Greg Tannahill said...

Halo 3 has some very good achievement systems too. As does Viva Pinata.

I just can't get over how badly Guitar Hero 3 does it though.

Anonymous said...

Just another one of the dumb-ass decisions made in GH3, I guess. Call of Duty 2 did something similar: most of the big achievements are only gotten on the hardest difficulty setting, presumably for masochists.

Oblivion had the most friendly achievements I can recall, all gained doing the main storyline or through the factional quests. No grinding required!

Greg Tannahill said...

GH2 was pretty much perfect for guitar-related achievements. One for each difficulty, one for five stars on each difficulty, a few related to fairly achievable streak and point goals, and a few gimmes that rewarded you just for trying.

I'm looking at the forthcoming Guitar Hero 4 and I'm going to tentatively call it as being rubbish. I just don't trust Activision's stewardship of this franchise.

Unknown said...

Old post is old but hey, I'll comment anyway. Whether you read it or not, well, who knows.

First and foremost, I agree completely about Guitar Hero III's achievements. Obtaining most of them requires you to beat Through The Fire and Flames, Expert, 5-Star Expert, Gold star 20 songs on Expert and so on and it's just ridiculous. I have only just recently gotten into the Guitar Hero games (read: this year) and as such, I can't play that well on the higher difficulties just yet. I'm at the stage where I'm easing myself into the Hard difficulty.

Anyway, because of this I have limited points from the game and while I respect having achievements for finishing the career on Expert and even 5-starring Expert, I don't respect having to basically be a god to get more achievements from it. Now that makes me sound like all I care about is the points. Not true, I may be an self-confessed achievement whore but I certainly do not do it for the points like most seem to; instead I do it because I'm a completionist (always have been) and I guess the achievements have just added onto what I would do already with the difference being, everything is public now.

Back to Guitar Hero, the limited points annoys me because I see the little achievements I have and know that I can't complete the game as much as I want to until my Guitar Hero ability improves. I do plan on practising until I get there but for the moment, it annoys me to no end.
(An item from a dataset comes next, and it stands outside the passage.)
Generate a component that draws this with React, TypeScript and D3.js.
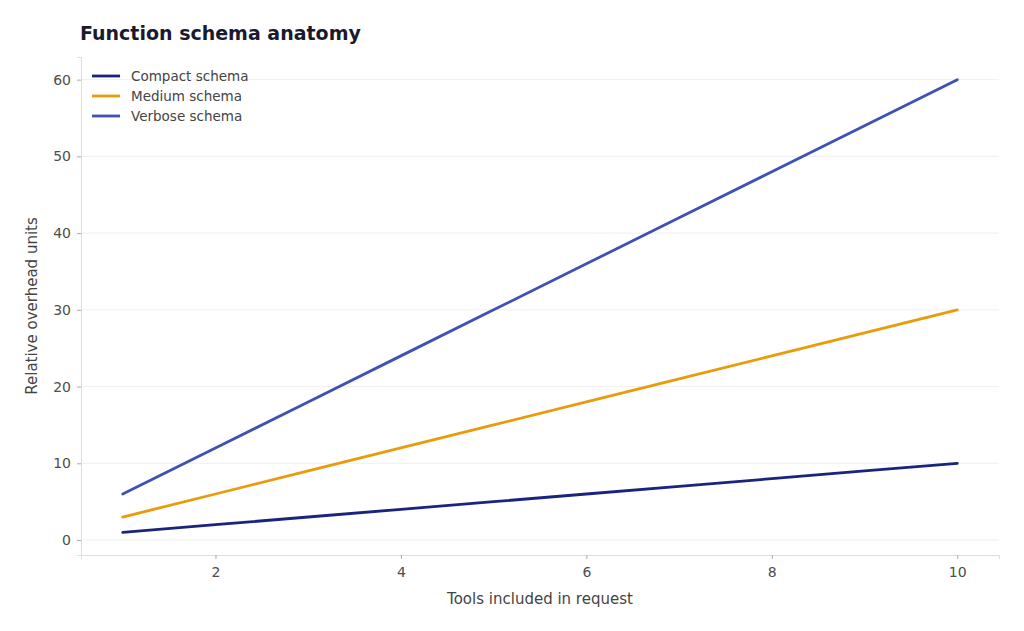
import React, { useEffect, useRef } from 'react';
import * as d3 from 'd3';

const tools = [1, 2, 3, 4, 5, 6, 7, 8, 9, 10];
const compactValues = [1, 2, 3, 4, 5, 6, 7, 8, 9, 10];
const mediumValues = [3, 6, 9, 12, 15, 18, 21, 24, 27, 30];
const verboseValues = [6, 12, 18, 24, 30, 36, 42, 48, 54, 60];
const seriesNames = ['Compact schema', 'Medium schema', 'Verbose schema'];
const seriesColors = ['#1a237e', '#e89c0c', '#3f51b5'];
const xTicks = [2, 4, 6, 8, 10];
const yTicks = [0, 10, 20, 30, 40, 50, 60];

const App: React.FC = () => {
  const svgRef = useRef<SVGSVGElement | null>(null);

  useEffect(() => {
    if (!svgRef.current) return;
    const svg = d3.select(svgRef.current);
    svg.selectAll('*').remove();

    const width = 1024;
    const height = 631;
    const margin = { top: 57, right: 25, bottom: 76, left: 81 };
    const innerWidth = width - margin.left - margin.right;
    const innerHeight = height - margin.top - margin.bottom;
    const font = 'DejaVu Sans, sans-serif';

    svg.append('rect').attr('width', width).attr('height', height).attr('fill', '#fff');

    svg.append('text')
      .attr('x', 80)
      .attr('y', 40)
      .attr('font-family', font)
      .style('font-size', '19px')
      .attr('font-weight', 'bold')
      .attr('fill', '#1a1a2e')
      .text('Function schema anatomy');

    const g = svg.append('g').attr('transform', `translate(${margin.left},${margin.top})`);

    const x = d3.scaleLinear().domain([0.55, 10.45]).range([0, innerWidth]);
    const y = d3.scaleLinear().domain([-1.95, 62.95]).range([innerHeight, 0]);

    // grid
    g.append('g')
      .selectAll('line')
      .data(yTicks)
      .enter()
      .append('line')
      .attr('x1', 0)
      .attr('x2', innerWidth)
      .attr('y1', d => y(d))
      .attr('y2', d => y(d))
      .attr('stroke', '#ebebeb')
      .attr('stroke-width', 0.8);

    // axes
    const xAxis = g.append('g')
      .attr('transform', `translate(0,${innerHeight})`)
      .call(d3.axisBottom(x).tickValues(xTicks).tickSize(4).tickPadding(6).tickFormat(d3.format('d')));
    const yAxis = g.append('g')
      .call(d3.axisLeft(y).tickValues(yTicks).tickSize(4).tickPadding(6).tickFormat(d3.format('d')));

    [xAxis, yAxis].forEach(a => {
      a.attr('font-size', 14).attr('font-family', font);
      a.select('.domain').attr('stroke', '#dddddd');
      a.selectAll('.tick line').attr('stroke', '#aaa');
      a.selectAll('.tick text').attr('fill', '#4d4d4d');
    });
    xAxis.selectAll('.tick text').attr('dy', '0.85em');

    svg.append('text')
      .attr('x', margin.left + innerWidth / 2)
      .attr('y', 604)
      .attr('text-anchor', 'middle')
      .attr('font-family', font)
      .style('font-size', '15px')
      .attr('fill', '#444')
      .text('Tools included in request');

    svg.append('text')
      .attr('transform', `translate(37,${margin.top + innerHeight / 2}) rotate(-90)`)
      .attr('text-anchor', 'middle')
      .attr('font-family', font)
      .style('font-size', '15px')
      .attr('fill', '#444')
      .text('Relative overhead units');

    const allSeries = [compactValues, mediumValues, verboseValues];
    const line = d3.line<number>()
      .x((_, i) => x(tools[i]))
      .y(d => y(d));

    allSeries.forEach((vals, i) => {
      g.append('path')
        .datum(vals)
        .attr('d', line)
        .attr('fill', 'none')
        .attr('stroke', seriesColors[i])
        .attr('stroke-width', 2.8)
        .attr('stroke-linecap', 'round');
    });

    // legend
    const legend = g.append('g').attr('transform', 'translate(11,19)');
    seriesNames.forEach((name, i) => {
      const row = legend.append('g').attr('transform', `translate(0,${i * 20})`);
      row.append('line')
        .attr('x1', 0).attr('x2', 28)
        .attr('stroke', seriesColors[i])
        .attr('stroke-width', 2.8);
      row.append('text')
        .attr('x', 39)
        .attr('dy', '0.35em')
        .attr('font-family', font)
        .style('font-size', '13.5px')
        .attr('fill', '#444')
        .text(name);
    });
  }, []);

  return (
    <svg ref={svgRef} width={1024} height={631} style={{ position: 'absolute', left: 0, top: 0 }}></svg>
  );
};

export default App;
I agree that Guitar Hero II has the better achievements but even then, both games' achievements annoy me for having co-op ones. I can understand them but the fact that they can't be obtained over Live means they are another set of achievements I probably won't be getting anytime soon due to not having anyone locally here in Canberra to co op the games with.

And on achievements as a whole, I agree with the most part with the post. Games like BioShock, Viva Pinata and so on are examples of achievements that are done right. I personally would also like to see developers be a bit more creative with achievements, with my current example being Project Gotham Racing 4. The game had a few puzzle achievements and while the internet makes this achievements free points (in the sense that it's not too hard to find out how they're obtained), the idea in theory is a good one as far as I'm concerned. I like the idea of having a few subtle hints towards the criteria and then being left to figure it out myself. I think we should see more of that.

Long post but one more thing, zero point and secret achievements are pathetic and shouldn't exist as far as I'm concerned. Secret achievements are a mixed bag, I can understand why they are used but to me it defeats the purpose of the point system (rather than the actual achievements within themselves) when it comes to being a public display of what you have and haven't done in the games you have played. Zero point achievements also defeat the purpose and to me just seem like a waste. Not to mention they hurt the completion percentage (something I care about)...

Greg Tannahill said...

I'm working daytimes but you can always try hitting me up on weekends for co-op. My gamertag is GregT_314.

360voice.com has a facility where you can see what percentage of its members have achieved what numbers of points on various games. Last time I looked at GH3 there were only 4 people out of a population of over 100,000 who had achieved full points for GH3. That tells you there's something wrong right there.